«Chega de saudade
a realidade é que sem ela
não há paz, não há beleza
não há paz, não há beleza
É só tristeza e a melancolia...»
(V. de Moraes, "Chega de saudade")
Mi manca. Mi manca come l'aria quell'abbraccio stretto. Mi manca il ghiaccio che mi gelava la pelle e mi faceva tremare il sangue. A volte persino la bile.
Mi manca quel sorriso a metà, di chi tutto dice e mai parla. Il silenzio in cui tutto sprofondava. Il silenzio nel giorno. Il silenzio della notte.
Mi manca. Mi manca anche il gabbiano mio amico sui tetti di quel palazzo grigio dietro Kaupmehe 6. Ne studiai le movenze con minuzia, tanto che potrei ancora oggi sostenere un esame sul suo modo di atterrare e ricomporre le penne delle ali.
Mi mancano le crune rosse delle torri: sembravano i merli aguzzi delle labbra. O forse era il contrario? Non lo so più. Non ho più nemmeno il ricordo della certezza, ora che tutto è così nitido, eppure così confuso.
Lo sussurrai in taxi, prima di lasciarti per la prima volta. Aprile deve essere gioioso. Che primavera è senza un sorriso... E mi scesero le lacrime, grondanti, a bruciarmi le guance, fino quasi alle caviglie, sui sedili in vellutino del Tulika 1200. Non mi ricordo nemmeno più la musica. L'autista aveva cambiato stazione dopo un'occhiata rapida al retrovisore. Avrà pensato di piazzare una polka...non gli prestai grande attenzione.
So solo che l'unica immagine che mi tormenta è il lago Ulemiste sulla destra, prima di voltare all'aeroporto.
Aprile deve essere gioioso...e anche Maggio. Ed io ero partita con il sole.
Il ghiaccio era sciolto, restava solo a piccole lastre a macchiare di bianco ovattato il lago. E poi c'erano i fiori. Le viole azzurre, me le ricordo. Ed il profumo delle paste.
Golosa. Cucinavo sola da mesi e pasteggiavo parlando con RaiNews24 sullo schermo del PC...le paste erano state il regalo più ambìto...e forse per questo furono ancora più incredibilmente dolci.
La macchina intraprese la rampa per le partenze e mi sfuggì un rapido sguardo sui tetti lontani. Sui tetti immaginati. Ed iniziò a strabuzzarmi il cuore, perché gli occhi li protessi serrandoli e strizzandoli forte nelle orbite.

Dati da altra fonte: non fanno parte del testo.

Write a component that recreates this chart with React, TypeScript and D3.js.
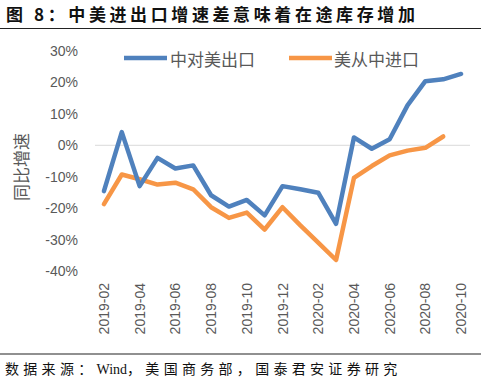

Chiusi la portiera. Non mi è mai piaciuto farmi vedere piangere...normalmente cerco di risucchiare le lacrime nelle palpebre e dar la colpa alla polvere o a uno sbadiglio.
E' che avevo iniziato ad assaporare quello che sarebbe stato.
E' che avevo capito tutto solo al momento del distacco.
Ma igatsen sind.
Ma armastan sind.
P.s.: Dimmi una cosa...può esistere la saudade per il Nord?